Astoria Park is not a forest. But it's also not nothing. The combination of the waterfront, tree cover, and physical separation from traffic noise creates a genuinely different sensory environment than the surrounding blocks. If you're using that park only for weekend runs, you're leaving a significant wellness resource underutilized. Even 20 minutes of slow, unstructured time in a green space has been shown to meaningfully shift nervous system tone.

The real issue is access and habit. If your daily life doesn't route you through green space—if it routes you through a parking lot, a subway platform, and a fluorescent-lit office instead—your nervous system is getting a very specific diet of inputs, and it's not a balanced one.

Community Density as a Double-Edged Variable

Astoria has something that a lot of wellness-focused neighborhoods have actually lost: genuine community vibrancy. The corner stores, the multilingual block parties, the sense that your neighbors are real people you might actually know—this is not just culturally nice. It's physiologically meaningful.

Social connection is one of the most robust predictors of long-term health outcomes we have. Loneliness, by contrast, has been compared to smoking 15 cigarettes a day in terms of mortality risk. Dense, mixed-use neighborhoods like Astoria can actually protect against social isolation in ways that wealthier, more privatized communities don't.
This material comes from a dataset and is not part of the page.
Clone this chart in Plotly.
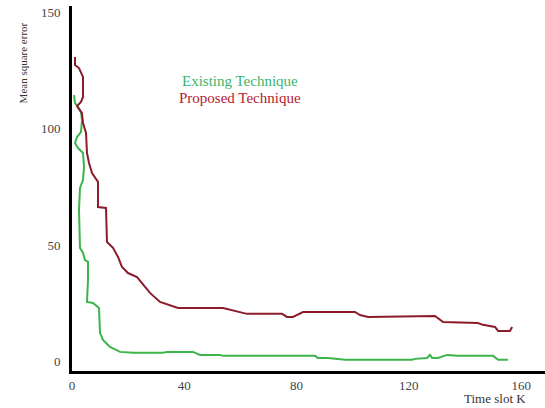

But density also brings friction. Crowded subway cars, sidewalk congestion, neighbor noise, the constant low-level negotiation of shared space—these are real stressors too. The key is recognizing that your neighborhood is not uniformly good or bad for your health. It's a complex mix of inputs, and your job is to get intentional about which ones you're absorbing and which ones you're mitigating.

Practical Strategies for Optimizing Your Environment (Not Just Your Inner Life)

You don't need to move to get the benefits of a healthier environment. But you do need to stop treating your surroundings as fixed and start treating them as something you can actually work with.

Audit your sensory environment at home. Noise, light, and air quality inside your apartment are things you have more control over than you might think. A white noise machine near the bedroom window, blackout curtains, an air purifier with a HEPA filter—these are not luxuries. They're nervous system interventions with real evidence behind them.

Build a green space habit, not just a green space intention. Put Astoria Park, Rainey Park, or even a tree-lined block into your actual weekly schedule the same way you'd schedule a class. Unstructured time outdoors, without headphones or a destination, is the goal.

Rethink your commute route. If you have any flexibility, routing yourself through quieter streets or past green space on the way to the subway can meaningfully shift your starting nervous system state for the workday. Small, consistent exposures add up.

Notice your home's social texture. Are you actually connecting with neighbors, or just coexisting with them? A brief real conversation with someone on your block does something physiologically different than scrolling through a community Facebook group.

Advocate for your block. This one's bigger and slower, but it matters. Street trees, traffic calming measures, cleaner bus routes—these are public health interventions. Showing up for local community board meetings is, genuinely, a wellness practice.

The Inner Work Still Matters. It Just Doesn't Work in Isolation.

None of this is an argument against meditation, yoga, or any of the internal practices that actually help people. It's an argument for expanding your definition of what counts as a wellness practice in the first place.

Your nervous system doesn't live inside your head. It lives in your body, on your block, in your building, in the air you're breathing right now. The most sophisticated mindfulness practice in the world is still operating inside an environment that either supports or undermines it.

In Astoria, we have a genuinely complex, layered, sometimes overwhelming urban environment. That's also what makes it interesting, human, and worth fighting for. Start by paying attention to what it's actually doing to you—and then get strategic about it. Your zip code is already a wellness practice. The question is whether it's working for you or against you.